Kingston, 31 July 2018 – After many months of planning, the Minister of Culture, Gender, Entertainment and Sport, the Honourable Olivia Grange says she’s satisfied that all is set for Jamaica Festival which begins on Tuesday evening with the annual Emancipation Jubilee, marking 180 years since Full Freedom.
Jamaica Festival, which runs from July 31 to August 6, is the official celebration period for Emancipation and Independence. Minister Grange has been leading a programme of renewal and revitalisation of Jamaica Festival with the aim of ensuring that the celebrations are relevant, participatory, inclusive, inspirational and highlighting the best of Jamaica’s culture, values and the achievements of her proud people.
Among the events slated for revitalisation and renewal is the annual Emancipation Jubilee, which takes place at the Seville Heritage Park in St Ann.
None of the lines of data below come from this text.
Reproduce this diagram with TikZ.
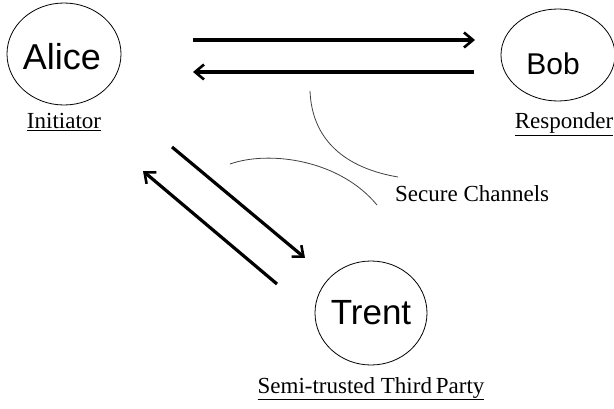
\documentclass[tikz,border=0pt]{standalone}
\usepackage{fontspec}
\setmainfont{Liberation Serif}
\newfontfamily\arialf{Liberation Sans}
\usetikzlibrary{arrows.meta,shapes.geometric}
\tikzset{
  party/.style={draw, ellipse, line width=0.8pt, inner sep=0pt},
  pname/.style={inner sep=0pt},
  role/.style={font=\fontsize{23}{25}\selectfont, inner sep=0pt, anchor=base},
  msg/.style={line width=3.2pt, -{Straight Barb[length=9pt,width=15pt,line width=2.6pt]}},
  chan/.style={line width=0.8pt, draw=black!75}
}
\begin{document}
\begin{tikzpicture}[x=1pt,y=-1pt]
\useasboundingbox (0,0) rectangle (614,409);
% parties
\node[party, minimum width=114pt, minimum height=102pt] (alice) at (64,54) {};
\node[party, minimum width=114pt, minimum height=92pt] (bob) at (558,55) {};
\node[party, minimum width=112pt, minimum height=104pt] (trent) at (371,313) {};
\node[pname, font=\arialf\fontsize{36}{38}\selectfont] (alicet) at (62,57) {Alice};
\node[pname, font=\arialf\fontsize{30}{33}\selectfont] (bobt) at (553,64) {Bob};
\node[pname, font=\arialf\fontsize{35}{38}\selectfont] (trentt) at (371,313) {Trent};
% roles
\node[role] (init) at (64,129) {\underline{Initiator}};
\node[role] (resp) at (564,129) {\underline{Responder}};
\node[role] (semi) at (371,393) {\underline{Semi-trusted Third\,Party}};
\node[role, anchor=base west] (sec) at (395,202) {Secure Channels};
% message arrows
\coordinate (a1) at (193,40); \coordinate (b1) at (475,40);
\coordinate (b2) at (474,72); \coordinate (a2) at (193,72);
\draw[msg] (a1) -- (b1);
\draw[msg] (b2) -- (a2);
\coordinate (a3) at (172,147); \coordinate (t3) at (305,258);
\coordinate (t4) at (277,284); \coordinate (a4) at (143,171);
\draw[msg] (a3) -- (t3);
\draw[msg] (t4) -- (a4);
% secure channel arcs
\coordinate (c1s) at (310,91); \coordinate (c1e) at (398,177);
\coordinate (c2s) at (230,164); \coordinate (c2e) at (377,205);
\draw[chan] (c1s) .. controls (312,140) and (345,168) .. (c1e);
\draw[chan] (c2s) .. controls (270,150) and (340,160) .. (c2e);
\end{tikzpicture}
\end{document}
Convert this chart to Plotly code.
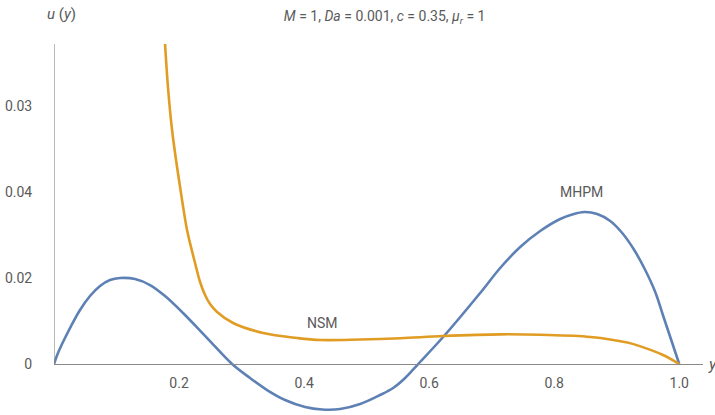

“Jubilee remains one of our most important celebrations. It is one of the most worthy commemorations on our national calendar,” said Minister Grange.
Emancipation Jubilee commemorates the freedom of the African ancestors from enslavement. The event celebrates the spirit and triumphs of the ancestors and pays homage to their sacrifice by highlighting significant people, activities, events and creations along the road to freedom.
According to Minister Grange, Emancipation Jubilee “calls us to remember all those who resisted slavery, who fought the oppressive system, who gave their lives in pursuit of the freedoms we enjoy today — and whom we must continue to honour.”
Major features of the event include the re-enactment of the reading of the Proclamation of Freedom which granted freedom from enslavement to all the inhabitants of Jamaica as of the grand Augus’ Mawnin (August 1, 1838); traditional drumming and dancing; traditional Jamaican food including chaaklit tea; and floral tributes to the ancestors.
Minister Grange notes that this year, on the 180th anniversary of Full Freedom, is “an opportune time to reflect on the liberation mission, to review our knowledge of the Emancipation struggle and to present findings from historical and archaeological research about the nature of the movement and the people who led it from conception to execution.”
As such, the Jamaica National Heritage Trust — the agency of the Ministry of Culture, Gender, Entertainment and Sport which leads the Emancipation commemorations — has been hosting an exhibition at the St Ann Parish Library (since last Wednesday) focussing on the condition of the ancestors as they fought for Emancipation. The JNHT will also display, at Emancipation Jubilee, powerful and emotive artefacts that have been uncovered in the quest to know more about the ancestors: how they coped, how they resisted and how they succeeded.
Minister Grange said:
“The improvements that we will continue to make to the Emancipation Jubilee programme, as part of the entire Jamaica Festival revitalisation effort over the next three years, will help to re-position this event as a must-attend activity each year. And therefore, given the importance of Emancipation Jubilee, I am happy that we are able to say that it will be free of charge again this year.”
Emancipation Jubilee starts at 8pm on Tuesday evening and continues until the early hours of Augus’ Mawnin with traditional rites.
There will also be several Emancipation Vigils across the country on Tuesday evening.
The Emancipation Day calendar also includes the opening of the Official Independence Village at the National Arena in Kingston where there will be daily activities and nightly entertainment including the Miss Jamaica Festival Queen Coronation, Mento Night, World Reggae Dance Championship, Mello Go Roun, and the Jamaica Gospel Song Finals ahead of the Grand Gala in the National Stadium on Independence Day, August 6.